I am thinking about useing a MSI mobo with the 420D chipset on a new machine I am going to build soon.

Peace
LIONsob

I want to upgrade to Windows XP. I am currently running Win 98 on the computer I bought from Gateway four years ago. A friend of mine who recently built a computer said that he tried to put his existing OS on it, and he couldn’t; it was apparently proprietary to the brand of computer he had before.

Here’s my question–if I buy an upgrade version of XP, will I have to have 98 installed on the computer before I can install it? Or will I just have to have a product code?

I’ve ordered everything but the hard drive and the OS. I should be up and running next weekend.

Dr. J

you just have to present the 98 disc at some point in the installation, if its not installed.
and besides all of the good advice posted above, I’d just like to chime in recommending an ASUS motherboard. They are widely considered the best motherboards and I have had no trouble with them. They’ll be more expensive though.

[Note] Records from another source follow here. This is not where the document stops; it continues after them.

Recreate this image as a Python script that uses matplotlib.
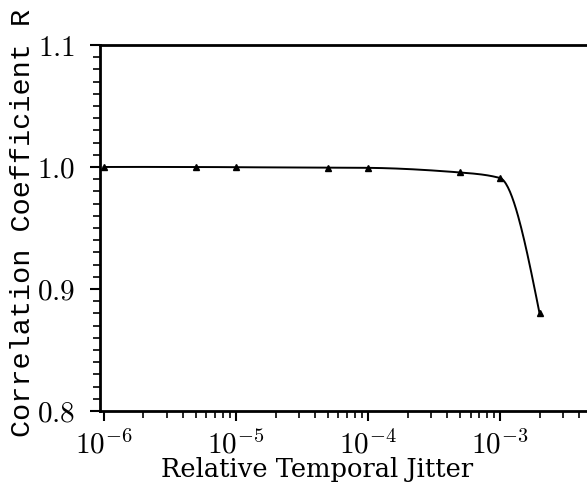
import numpy as np
import matplotlib
matplotlib.use("Agg")
import matplotlib.pyplot as plt
from matplotlib.ticker import FixedLocator, FuncFormatter

plt.rcParams['mathtext.fontset'] = 'cm'
plt.rcParams['font.family'] = 'DejaVu Serif'

# data
jitter = [1e-6, 5e-6, 1e-5, 5e-5, 1e-4, 5e-4, 1e-3, 2e-3]
corr = [1.0, 1.0, 0.9998, 0.9995, 0.9993, 0.9955, 0.991, 0.88]
xticks = [1e-6, 1e-5, 1e-4, 1e-3]
xticklabels = ['$10^{-6}$', '$10^{-5}$', '$10^{-4}$', '$10^{-3}$']
yticks = [0.8, 0.9, 1.0, 1.1]


def smooth(xs, ys, n=40):
    # monotone cubic (pchip) through the points in log-x, just for drawing the line
    x = np.log10(xs)
    y = np.array(ys, dtype=float)
    h = np.diff(x)
    d = np.diff(y) / h
    m = np.zeros_like(y)
    for k in range(1, len(y) - 1):
        if d[k - 1] * d[k] > 0:
            w1 = 2 * h[k] + h[k - 1]
            w2 = h[k] + 2 * h[k - 1]
            m[k] = (w1 + w2) / (w1 / d[k - 1] + w2 / d[k])
    m[0] = ((2 * h[0] + h[1]) * d[0] - h[0] * d[1]) / (h[0] + h[1])
    m[-1] = ((2 * h[-1] + h[-2]) * d[-1] - h[-1] * d[-2]) / (h[-1] + h[-2])
    ox, oy = [], []
    for k in range(len(h)):
        t = np.linspace(0, 1, n)
        h00 = 2 * t ** 3 - 3 * t ** 2 + 1
        h10 = t ** 3 - 2 * t ** 2 + t
        h01 = -2 * t ** 3 + 3 * t ** 2
        h11 = t ** 3 - t ** 2
        ox.append(x[k] + t * h[k])
        oy.append(h00 * y[k] + h10 * h[k] * m[k] + h01 * y[k + 1] + h11 * h[k] * m[k + 1])
    return 10 ** np.concatenate(ox), np.concatenate(oy)


fig = plt.figure(figsize=(5.87, 4.84), dpi=100)
ax = fig.add_axes([0.170, 0.151, 0.84, 0.756])

sx, sy = smooth(jitter, corr)
ax.plot(sx, sy, color='black', lw=1.4)
ax.plot(jitter, corr, linestyle='none', marker='^', color='black', markersize=5)

ax.set_xscale('log')
ax.set_xlim(10 ** -6.03, 10 ** -2.295)
ax.set_ylim(0.8, 1.1)

ax.xaxis.set_major_locator(FixedLocator(xticks))
ax.xaxis.set_major_formatter(FuncFormatter(lambda v, p: xticklabels[xticks.index(v)] if v in xticks else ''))
ax.set_yticks(yticks)
ax.yaxis.set_major_formatter(FuncFormatter(lambda v, p: '$%.1f$' % v))
ax.yaxis.set_minor_locator(FixedLocator(np.arange(0.8, 1.1, 0.01)))

ax.tick_params(which='major', direction='out', length=7, width=1.5, labelsize=21)
ax.tick_params(which='minor', direction='out', length=5, width=1.2)
ax.tick_params(axis='y', which='major', pad=11)
ax.tick_params(axis='x', which='major', pad=7)

for s in ['left', 'bottom', 'top']:
    ax.spines[s].set_linewidth(2)
ax.spines['right'].set_visible(False)

fig.text(317 / 587, 1 - 470 / 484, 'Relative Temporal Jitter', ha='center', va='center',
         fontsize=18.5)
fig.text(23 / 587, 1 - 223 / 484, 'Correlation Coefficient R', rotation=90,
         ha='center', va='center', fontsize=20.5, family='Liberation Mono')

fig.savefig('out.png', dpi=100)
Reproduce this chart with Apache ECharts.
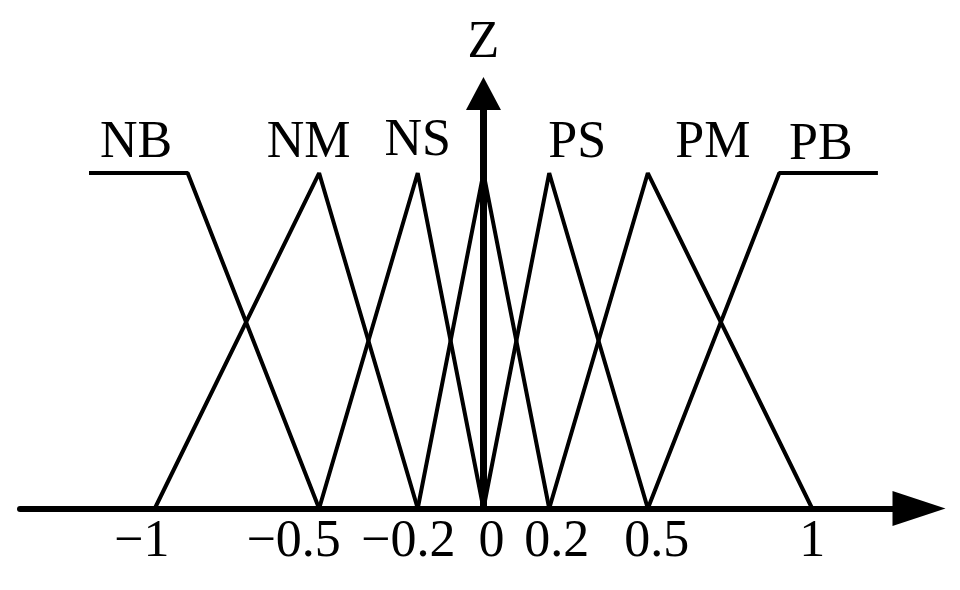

and go for a Dual-Head video card. I would recommend a Matrox G450 or G550, because of Matrox’s renowned 2d image quality, but they are not the best for the newer games.

Does it matter if it’s a “for distribution with a new PC” 98 disc?

Would an OEM version be a good idea?

Dr. J

LIONsob,

I have found this comparison article the THG:

So you may want to look at some other chipsets instead.
Dr. J,

The licensing issue is in a grey area but it is my belief that you own the rights to use that copy of Windows 98 on any computer that you may own, as long as you just have it on one computer.

My suggestion is you should try to see if W98 works on your new rig before slurging for something else. An alternative is Free/OpenSource software.
sim0n,

My experience with ASUS boards is mixed. Right now it’s hard to justify their cost.